# GmbH umschreiben & Kosten ?!



## thelighter2 (28. Februar 2012)

Hallo Forum,

unser innoffizieller Geschäftsleiter (Person A) möchte nun eine GmbH gründen.
Person (B) hat 3 Gewerbe offen möchte jedoch eines davon abgeben.
Nun haben sich A und B zusammengesetzt und person B möchte eine GmbH auf Person A´s Namen umschreiben lassen.
Wie gestaltet sich solch eine Umschreibung.
Entstehen Kosten ? Es war die Rede von 1500 €uro....stimmt das?

MfG


----------



## smileyml (29. Februar 2012)

Ich glaube so einfach ist das nicht getan, da eine GmbH kein ein-Mann-Unternehmen ist. Die Satzung, der Geschäftswert etc. der GmbH sind entscheidend. Das § 16 GmbHG ist wohl entscheidend.

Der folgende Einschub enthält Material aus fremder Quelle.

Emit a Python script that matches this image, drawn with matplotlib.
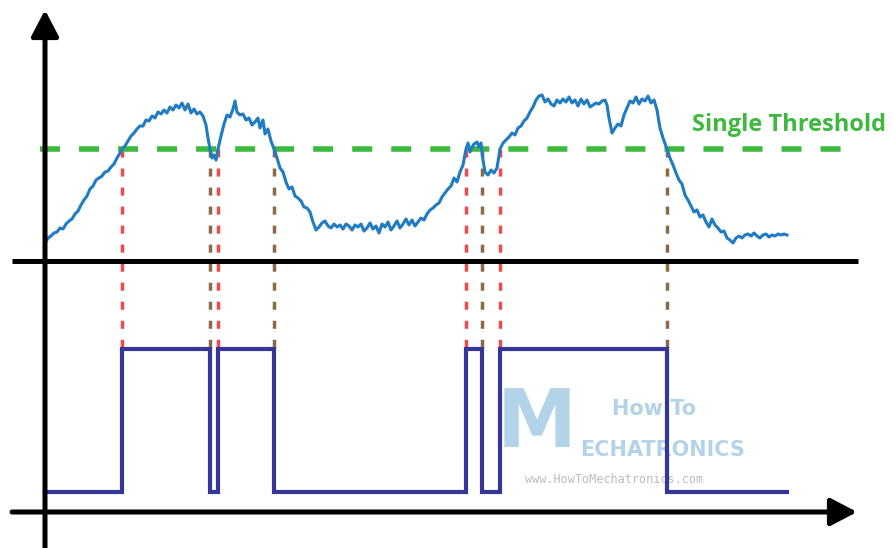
import matplotlib
matplotlib.use("Agg")
import matplotlib.pyplot as plt
import numpy as np

plt.rcParams["lines.scale_dashes"] = False

# Analog input signal (time, amplitude)
sig_t = [0, 3, 6, 9, 12, 15, 18, 21, 24, 27, 30, 33, 36, 39, 42, 45, 48, 51, 54, 57,
         60, 63, 66, 69, 72, 75, 77, 80, 83, 86, 89, 92, 95, 98, 101, 104, 107, 110, 113, 116,
         119, 122, 125, 128, 131, 134, 137, 140, 143, 146, 149, 152, 155, 158, 161, 163, 165, 167, 169, 171,
         173, 176, 179, 182, 185, 188, 190, 192, 195, 198, 201, 204, 207, 210, 213, 215, 218, 220, 223, 226,
         229, 232, 235, 238, 241, 244, 247, 250, 253, 256, 259, 262, 265, 268, 271, 274, 277, 280, 283, 286,
         289, 292, 295, 298, 301, 304, 307, 310, 313, 316, 319, 322, 325, 328, 331, 334, 337, 340, 343, 346,
         349, 352, 355, 358, 361, 364, 367, 370, 373, 376, 379, 382, 385, 388, 391, 394, 397, 400, 403, 406,
         409, 412, 415, 418, 421, 423, 425, 427, 429, 432, 434, 436, 438, 440, 443, 446, 449, 452, 455, 458,
         461, 464, 467, 470, 473, 476, 479, 482, 485, 488, 491, 494, 497, 500, 503, 506, 509, 512, 515, 518,
         521, 524, 527, 530, 533, 536, 539, 542, 545, 548, 551, 554, 557, 560, 562, 564, 567, 570, 573, 576,
         579, 582, 585, 588, 591, 594, 597, 600, 603, 606, 609, 612, 615, 618, 622, 625, 628, 631, 634, 637,
         640, 643, 646, 649, 652, 655, 658, 661, 664, 667, 670, 673, 676, 679, 682, 685, 688, 691, 694, 697,
         700, 703, 706, 709, 712, 715, 718, 721, 724, 727, 730, 733, 736, 739, 742]
sig_v = [18, 23, 25, 28, 29, 33, 32, 37, 40, 42, 47, 50, 56, 61, 65, 72, 75, 81, 83, 85,
         89, 90, 94, 97, 103, 108, 112, 115, 120, 125, 128, 132, 135, 135, 141, 140, 145, 143, 149, 147,
         151, 148, 154, 151, 156, 153, 158, 151, 157, 148, 152, 147, 149, 145, 136, 123, 112, 103, 106, 101,
         112, 125, 137, 146, 144, 152, 160, 149, 146, 147, 141, 143, 136, 139, 143, 133, 141, 127, 132, 120,
         112, 103, 93, 89, 79, 72, 74, 65, 63, 60, 54, 53, 49, 39, 31, 34, 38, 40, 35, 33,
         37, 34, 36, 32, 37, 35, 31, 36, 34, 37, 30, 33, 38, 32, 35, 28, 37, 34, 39, 31,
         35, 40, 33, 37, 42, 36, 41, 35, 39, 43, 41, 47, 51, 53, 56, 58, 64, 68, 72, 75,
         83, 79, 89, 96, 112, 118, 109, 114, 117, 119, 114, 118, 101, 89, 86, 91, 88, 93, 112, 118,
         121, 124, 128, 126, 133, 135, 140, 143, 149, 154, 161, 165, 166, 159, 162, 157, 155, 161, 158, 162,
         159, 164, 158, 161, 155, 162, 157, 161, 154, 156, 158, 157, 160, 161, 156, 143, 128, 133, 137, 135,
         146, 153, 160, 158, 164, 157, 162, 160, 165, 158, 161, 151, 133, 123, 112, 103, 96, 88, 81, 77,
         66, 61, 55, 49, 51, 44, 46, 39, 34, 42, 36, 33, 29, 30, 23, 21, 18, 23, 25, 23,
         26, 27, 25, 28, 25, 23, 26, 27, 24, 26, 25, 27, 26, 27, 26]

threshold = 112

# Threshold crossings of the input signal and the resulting digital output
rising_t = [77, 173, 421, 455]
falling_t = [165, 229, 437, 622]
edge_t = [0, 77, 165, 173, 229, 421, 437, 455, 622, 742]
edge_state = [0, 1, 0, 1, 0, 1, 0, 1, 0, 0]

label_text = "Single Threshold"

# Layout of the drawing (data units)
out_low, out_high = -231, -88
lower_axis_y = -251

fig = plt.figure(figsize=(8.95, 5.48), dpi=100)
ax = fig.add_axes([0, 0, 1, 1])
ax.set_xlim(-45, 850)
ax.set_ylim(-287, 261)
ax.axis("off")

# Watermark
wm_blue = "#b3d3e8"
ax.text(492, -164, "M", fontsize=58, fontweight="bold", color=wm_blue,
        ha="center", va="center", family="DejaVu Sans", zorder=1)
ax.text(609, -148, "How To", fontsize=15, fontweight="bold", color=wm_blue,
        ha="center", va="center", family="DejaVu Sans", zorder=1)
ax.text(535, -189, "ECHATRONICS", fontsize=15, fontweight="bold", color=wm_blue,
        ha="left", va="center", family="DejaVu Sans", zorder=1)
ax.text(569, -218, "www.HowToMechatronics.com", fontsize=8.5, color="#bcbcbc",
        ha="center", va="center", family="DejaVu Sans Mono", zorder=1)

# Axes with arrow heads
axis_lw = 3.6
arrow = "-|>,head_length=0.8,head_width=0.42"
ax.annotate("", xy=(0, 251), xytext=(0, -290),
            arrowprops=dict(arrowstyle=arrow, lw=axis_lw, color="black",
                            mutation_scale=20, shrinkA=0, shrinkB=0), zorder=5)
ax.annotate("", xy=(812, lower_axis_y), xytext=(-33, lower_axis_y),
            arrowprops=dict(arrowstyle=arrow, lw=axis_lw, color="black",
                            mutation_scale=20, shrinkA=0, shrinkB=0), zorder=5)
ax.plot([-33, 813], [0, 0], color="black", lw=axis_lw, solid_capstyle="butt", zorder=5)

# Threshold line and label
ax.plot([-5, 813], [threshold, threshold], color="#3dba3d", lw=4.0,
        dashes=(14.4, 13.7), dash_capstyle="butt", zorder=3)
ax.text(647, 136, label_text, fontsize=17, fontweight="bold", color="#3dba3d",
        ha="left", va="center", family=["Open Sans", "DejaVu Sans"], zorder=3)

# Dotted guides from each crossing to the output level
for t in rising_t:
    ax.plot([t, t], [threshold, out_high], color="#f04a4a", lw=2.5,
            dashes=(5.8, 7.9), dash_capstyle="butt", zorder=2)
for t in falling_t:
    ax.plot([t, t], [threshold, out_high], color="#8a6a48", lw=2.5,
            dashes=(5.8, 7.9), dash_capstyle="butt", zorder=2)

# Input signal
ax.plot(sig_t, sig_v, color="#1f7bc4", lw=2.2, solid_joinstyle="round", zorder=4)

# Digital output
levels = [out_high if s else out_low for s in edge_state]
ax.step(edge_t, levels, where="post", color="#35359a", lw=3.0,
        solid_joinstyle="miter", zorder=4)

fig.savefig("out.png", dpi=100)
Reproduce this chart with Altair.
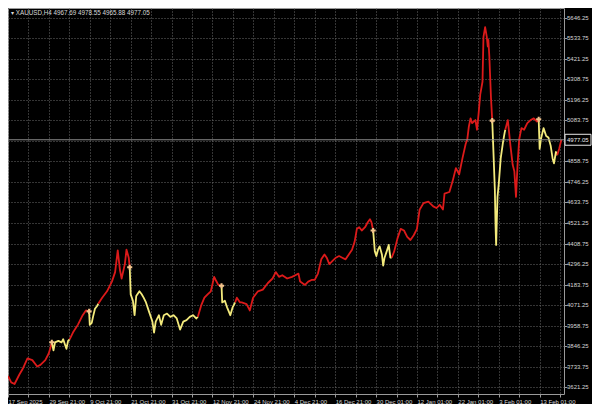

Google weiß da deutlich mehr als wir mutmaßen können, aber endgültige Sicherheit gibt da sicher eine entsprechende Rechtsberatung.


----------



## Padawan (15. Juli 2012)

Hi,
ich glaube das geht, sofern du Gesellschafter bist und die anteile des anderen abkaufst. 

Lg Padawan


----------